I think Mrs. Gunning determined to finish the business that very hour. She met Dr. McCurdy with all the sweetness she could put into her manner just before she intended to pounce the hardest.

"I have been showing the captain my chickens," she says, "and now I want to show you my cows."

Dr. McCurdy thanked her, and said he would be delighted to see the cows, but he stuck to Juliana like a shadow. Maybe he expected the cows would give him a further excuse for being with her. But Mrs. Gunning cut him off there. She gave her keys to her niece, and says she:

"Go in the house, my dear, and set out the decanter and glasses, and give Captain Markley a glass of wine to keep him until we come back. I want to tell him something more about that Shanghai rooster."

Juliana understood, and took the keys, and rolled her eyes tantalizingly at Dr. McCurdy. The poor fellow made a stand, and said the cows would do some other time, and mightn't he beg for a glass of wine too, after his walk?

"Certainly, doctor, certainly," says Mrs. Gunning, leading the way to the front sally-port. "We expect you to take a glass with us. But while Juliana sets out the decanter, let us look at the cows."

She hadn't mentioned me, but I didn't care for that, knowing Mrs. Gunning as I did. I should have followed if she Hadn't beckoned to me, for I was as determined to see the affair through as she was to finish it.

We had to go down that long path from the front sally-port to the street, and then turn into the field at the foot of the hill, where the fort stables are. Mrs. Gunning talked all the time about cattle, flourishing her parasol and flashing her diamonds and emeralds in the sun, and telling Dr. McCurdy she had intended to ask his opinion about them ever since his arrival on the island. He answered yes, and no, and seemed to be thinking of anything but cattle.

Mackinac cows tinkled their bells in every thicket. But Mrs. Gunning's pets were brought in morning and afternoon to clean, well-lighted stalls. There they stood in a row, sleek as if they had been curried--and I have heard that she did curry them herself--all switching natural tails except one. And, as sure as you live, that cow had a false tail that Mrs. Gunning had made for her!

She took hold of it and showed it to us. It did not seem very funny to Dr.
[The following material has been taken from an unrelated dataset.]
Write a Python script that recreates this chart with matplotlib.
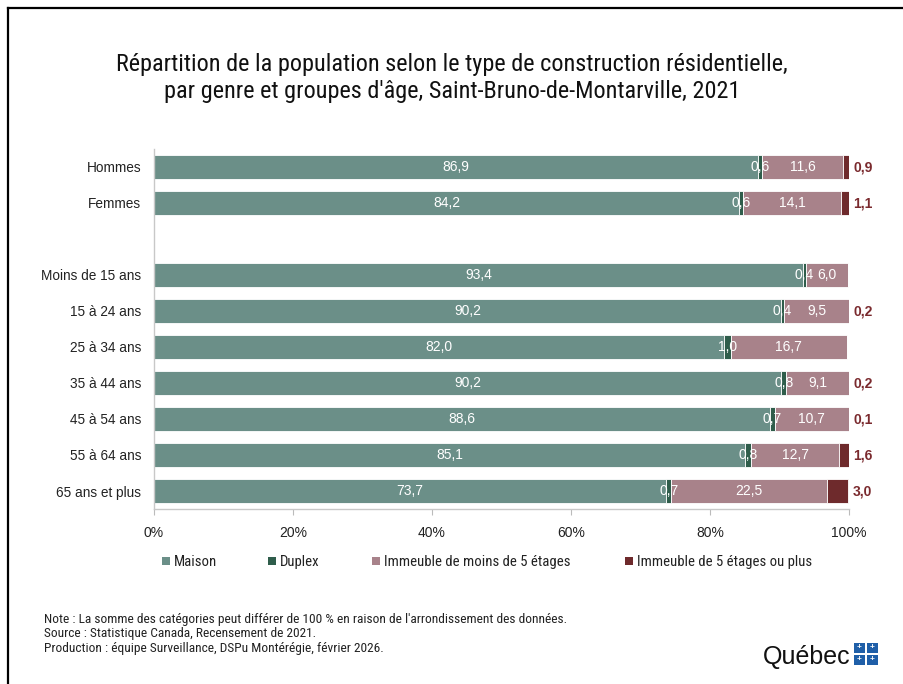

McCurdy, but he had to listen to what she said.

"Spotty was a fine cow, but by some accident she had lost her tail, and I got her cheaper on that account," says Mrs. Gunning. "You don't know how distressing it was to see her switching a stump. So I made her a tail of whalebone and India-rubber and yarn. I knit it myself."

The poor fellow looked up at the fort and said: "Yes. It is very interesting/ Mrs. Gunning."

"I am aware," says she, "that the expedient was never hit upon before. But Spotty's brush is a great success. It used to make me unhappy to think of leaving this post. All the other cows might find good homes with new owners; but who would care for Spotty? Since I have supplied her deficiency, however, and know that the supply can constantly be renewed, my mind is easy about her. If you ever have to knit a cow's tail, doctor, remember the foundations are whalebone and India-rubber; and I would advise you to use the coarsest yarn you can find for the brush."

"I will, Mrs. Gunning," he says, like a man who wanted to lie down in the straw and die. And I couldn't laugh and relieve myself, because it was like laughing at him.

"Now that shows," says Mrs. Gunning, and she pounced at him and shook her parasol in his face so vigorously that she ripped in the back the same as a chrysalis, "how easy it is to remedy a seemingly incurable injury."

If he didn't understand her then, he did afterwards. But he looked as if he couldn't endure it any longer, and made for the door.

"Stop, Dr. McCurdy," says she. "You haven't heard these cows' pedigrees."